Exercise requirements. Locate each line below that includes "with" and reproduce it.

===

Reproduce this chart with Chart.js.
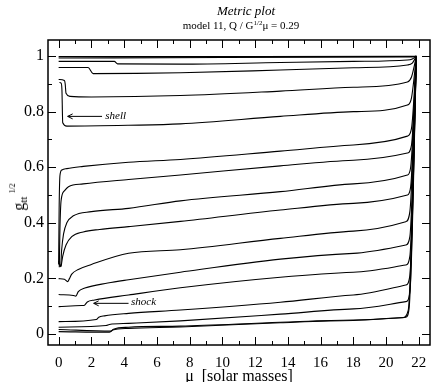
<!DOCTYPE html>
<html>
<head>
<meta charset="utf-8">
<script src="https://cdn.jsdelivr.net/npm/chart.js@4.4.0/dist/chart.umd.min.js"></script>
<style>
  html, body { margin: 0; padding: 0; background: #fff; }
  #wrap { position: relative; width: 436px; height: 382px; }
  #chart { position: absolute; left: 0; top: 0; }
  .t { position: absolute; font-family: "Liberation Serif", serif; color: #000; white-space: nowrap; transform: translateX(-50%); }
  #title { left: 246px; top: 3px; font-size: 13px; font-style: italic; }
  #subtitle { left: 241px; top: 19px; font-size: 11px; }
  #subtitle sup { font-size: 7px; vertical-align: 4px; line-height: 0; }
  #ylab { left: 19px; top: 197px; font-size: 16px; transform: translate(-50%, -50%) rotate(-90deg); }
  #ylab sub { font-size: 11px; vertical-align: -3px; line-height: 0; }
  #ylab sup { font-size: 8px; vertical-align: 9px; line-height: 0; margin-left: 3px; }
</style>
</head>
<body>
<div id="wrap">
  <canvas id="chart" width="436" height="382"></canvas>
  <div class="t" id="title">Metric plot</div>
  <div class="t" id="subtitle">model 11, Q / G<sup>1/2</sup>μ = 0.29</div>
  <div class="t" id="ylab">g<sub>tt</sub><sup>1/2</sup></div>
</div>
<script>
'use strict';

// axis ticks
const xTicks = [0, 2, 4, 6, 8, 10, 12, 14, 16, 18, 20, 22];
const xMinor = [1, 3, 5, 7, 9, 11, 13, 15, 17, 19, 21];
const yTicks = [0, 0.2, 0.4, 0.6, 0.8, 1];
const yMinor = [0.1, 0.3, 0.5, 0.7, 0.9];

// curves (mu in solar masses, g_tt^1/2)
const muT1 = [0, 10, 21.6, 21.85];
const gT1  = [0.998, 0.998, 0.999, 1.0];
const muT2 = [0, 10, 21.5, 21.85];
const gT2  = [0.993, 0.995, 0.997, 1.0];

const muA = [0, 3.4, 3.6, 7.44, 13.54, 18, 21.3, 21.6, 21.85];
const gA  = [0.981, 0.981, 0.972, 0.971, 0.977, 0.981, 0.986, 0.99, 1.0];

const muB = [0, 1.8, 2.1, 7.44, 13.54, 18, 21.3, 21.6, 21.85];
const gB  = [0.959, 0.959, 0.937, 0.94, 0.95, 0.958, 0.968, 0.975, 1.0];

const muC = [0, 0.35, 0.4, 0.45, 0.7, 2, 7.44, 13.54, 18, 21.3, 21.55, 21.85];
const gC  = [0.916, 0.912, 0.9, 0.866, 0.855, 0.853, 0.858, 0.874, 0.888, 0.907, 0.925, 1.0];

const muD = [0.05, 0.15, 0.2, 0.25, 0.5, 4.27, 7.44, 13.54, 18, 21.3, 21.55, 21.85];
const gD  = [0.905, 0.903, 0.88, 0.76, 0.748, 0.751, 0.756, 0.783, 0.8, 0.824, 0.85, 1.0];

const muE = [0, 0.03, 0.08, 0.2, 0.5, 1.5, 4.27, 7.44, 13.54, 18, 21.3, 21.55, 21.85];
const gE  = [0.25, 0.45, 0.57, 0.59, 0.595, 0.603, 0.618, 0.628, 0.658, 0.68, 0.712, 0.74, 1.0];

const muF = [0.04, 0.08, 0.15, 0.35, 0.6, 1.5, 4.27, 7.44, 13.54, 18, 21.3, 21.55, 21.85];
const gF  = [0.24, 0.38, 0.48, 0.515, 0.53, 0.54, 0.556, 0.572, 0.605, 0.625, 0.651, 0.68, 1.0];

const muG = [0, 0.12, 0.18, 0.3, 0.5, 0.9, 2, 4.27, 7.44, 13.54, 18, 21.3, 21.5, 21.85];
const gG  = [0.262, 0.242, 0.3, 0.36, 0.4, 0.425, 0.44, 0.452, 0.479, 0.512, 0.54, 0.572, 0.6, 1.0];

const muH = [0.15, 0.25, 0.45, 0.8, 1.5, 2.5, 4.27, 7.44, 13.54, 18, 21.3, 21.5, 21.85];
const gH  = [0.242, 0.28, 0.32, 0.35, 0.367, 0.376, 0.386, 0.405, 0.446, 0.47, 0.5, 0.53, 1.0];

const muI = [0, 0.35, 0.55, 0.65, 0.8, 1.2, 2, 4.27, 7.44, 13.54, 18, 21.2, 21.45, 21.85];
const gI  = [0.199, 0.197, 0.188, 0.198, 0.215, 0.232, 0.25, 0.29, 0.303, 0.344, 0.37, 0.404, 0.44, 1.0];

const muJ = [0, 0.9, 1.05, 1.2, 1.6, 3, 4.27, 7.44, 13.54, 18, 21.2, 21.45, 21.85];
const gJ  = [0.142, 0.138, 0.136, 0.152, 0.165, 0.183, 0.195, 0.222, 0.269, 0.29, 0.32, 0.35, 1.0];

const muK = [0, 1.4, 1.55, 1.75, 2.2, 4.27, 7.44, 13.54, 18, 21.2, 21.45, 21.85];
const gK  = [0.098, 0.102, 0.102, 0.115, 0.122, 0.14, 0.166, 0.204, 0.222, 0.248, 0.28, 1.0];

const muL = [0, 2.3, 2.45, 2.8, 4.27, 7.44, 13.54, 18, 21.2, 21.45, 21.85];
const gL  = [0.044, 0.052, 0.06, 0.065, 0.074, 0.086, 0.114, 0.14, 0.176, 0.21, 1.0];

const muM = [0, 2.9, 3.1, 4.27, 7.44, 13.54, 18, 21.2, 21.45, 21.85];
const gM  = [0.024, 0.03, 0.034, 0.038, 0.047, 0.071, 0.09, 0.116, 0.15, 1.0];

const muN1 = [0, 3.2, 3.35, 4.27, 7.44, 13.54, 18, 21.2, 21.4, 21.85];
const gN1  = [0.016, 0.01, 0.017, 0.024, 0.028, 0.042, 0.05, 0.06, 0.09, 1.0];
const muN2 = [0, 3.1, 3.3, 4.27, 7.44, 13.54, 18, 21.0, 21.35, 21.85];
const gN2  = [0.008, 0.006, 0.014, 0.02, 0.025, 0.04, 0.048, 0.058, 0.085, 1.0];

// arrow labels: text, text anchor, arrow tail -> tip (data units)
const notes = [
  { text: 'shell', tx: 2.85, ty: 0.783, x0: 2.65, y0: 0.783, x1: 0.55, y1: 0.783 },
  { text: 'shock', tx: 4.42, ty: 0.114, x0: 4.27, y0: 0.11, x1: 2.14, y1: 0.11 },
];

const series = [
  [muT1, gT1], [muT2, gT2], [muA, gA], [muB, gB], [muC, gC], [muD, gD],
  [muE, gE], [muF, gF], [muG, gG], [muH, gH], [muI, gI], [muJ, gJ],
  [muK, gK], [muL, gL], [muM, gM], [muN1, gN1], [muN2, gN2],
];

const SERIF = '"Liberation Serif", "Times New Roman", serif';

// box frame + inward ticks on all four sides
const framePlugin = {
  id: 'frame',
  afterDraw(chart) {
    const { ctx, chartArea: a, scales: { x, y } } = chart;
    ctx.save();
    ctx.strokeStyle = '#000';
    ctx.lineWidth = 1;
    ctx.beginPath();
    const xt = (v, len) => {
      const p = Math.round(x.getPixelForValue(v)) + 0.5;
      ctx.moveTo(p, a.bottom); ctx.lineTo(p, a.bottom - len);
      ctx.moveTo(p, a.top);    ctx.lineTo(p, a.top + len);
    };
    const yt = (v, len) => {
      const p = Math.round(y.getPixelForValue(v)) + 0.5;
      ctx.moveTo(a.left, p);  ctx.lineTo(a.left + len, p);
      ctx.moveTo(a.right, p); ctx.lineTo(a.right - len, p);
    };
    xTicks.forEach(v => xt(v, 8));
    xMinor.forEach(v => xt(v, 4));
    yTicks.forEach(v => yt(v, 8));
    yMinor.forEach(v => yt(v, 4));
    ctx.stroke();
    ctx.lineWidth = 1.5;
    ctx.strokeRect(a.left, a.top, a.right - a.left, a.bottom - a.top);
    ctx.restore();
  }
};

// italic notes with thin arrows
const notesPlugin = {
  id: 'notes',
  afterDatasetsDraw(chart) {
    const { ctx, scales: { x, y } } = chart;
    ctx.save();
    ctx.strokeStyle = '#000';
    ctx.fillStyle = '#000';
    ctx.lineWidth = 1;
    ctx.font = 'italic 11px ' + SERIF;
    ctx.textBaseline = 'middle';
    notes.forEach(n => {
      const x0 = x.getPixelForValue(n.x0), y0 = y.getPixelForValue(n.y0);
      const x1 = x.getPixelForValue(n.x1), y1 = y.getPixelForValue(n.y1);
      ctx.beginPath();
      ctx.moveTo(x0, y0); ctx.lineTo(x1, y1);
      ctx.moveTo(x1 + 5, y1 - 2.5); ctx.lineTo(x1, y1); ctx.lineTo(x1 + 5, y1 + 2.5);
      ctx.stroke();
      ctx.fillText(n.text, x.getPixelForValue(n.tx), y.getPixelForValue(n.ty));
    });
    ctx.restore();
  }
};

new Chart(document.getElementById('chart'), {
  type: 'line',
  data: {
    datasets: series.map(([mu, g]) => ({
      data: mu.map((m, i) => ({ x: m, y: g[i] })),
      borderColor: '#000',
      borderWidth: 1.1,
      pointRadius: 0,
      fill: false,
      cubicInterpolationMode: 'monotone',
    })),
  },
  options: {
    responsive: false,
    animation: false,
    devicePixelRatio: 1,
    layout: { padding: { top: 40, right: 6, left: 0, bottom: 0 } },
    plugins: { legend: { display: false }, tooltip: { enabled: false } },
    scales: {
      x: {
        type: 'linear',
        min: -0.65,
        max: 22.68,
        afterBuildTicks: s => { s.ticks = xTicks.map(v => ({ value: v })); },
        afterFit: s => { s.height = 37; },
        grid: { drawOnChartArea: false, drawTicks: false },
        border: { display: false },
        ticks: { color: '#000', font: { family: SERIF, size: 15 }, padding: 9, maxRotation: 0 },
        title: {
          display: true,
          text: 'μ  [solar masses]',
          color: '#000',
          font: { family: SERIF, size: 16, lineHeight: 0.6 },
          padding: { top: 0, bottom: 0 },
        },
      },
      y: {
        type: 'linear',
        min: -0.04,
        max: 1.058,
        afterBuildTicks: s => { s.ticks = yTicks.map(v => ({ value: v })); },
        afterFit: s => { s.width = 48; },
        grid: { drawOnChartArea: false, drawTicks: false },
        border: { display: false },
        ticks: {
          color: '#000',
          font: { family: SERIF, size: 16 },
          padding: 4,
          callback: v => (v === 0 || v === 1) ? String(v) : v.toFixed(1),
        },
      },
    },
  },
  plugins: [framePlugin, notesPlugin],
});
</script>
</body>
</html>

===

Expected answer.
Reproduce this chart with Chart.js.
// italic notes with thin arrows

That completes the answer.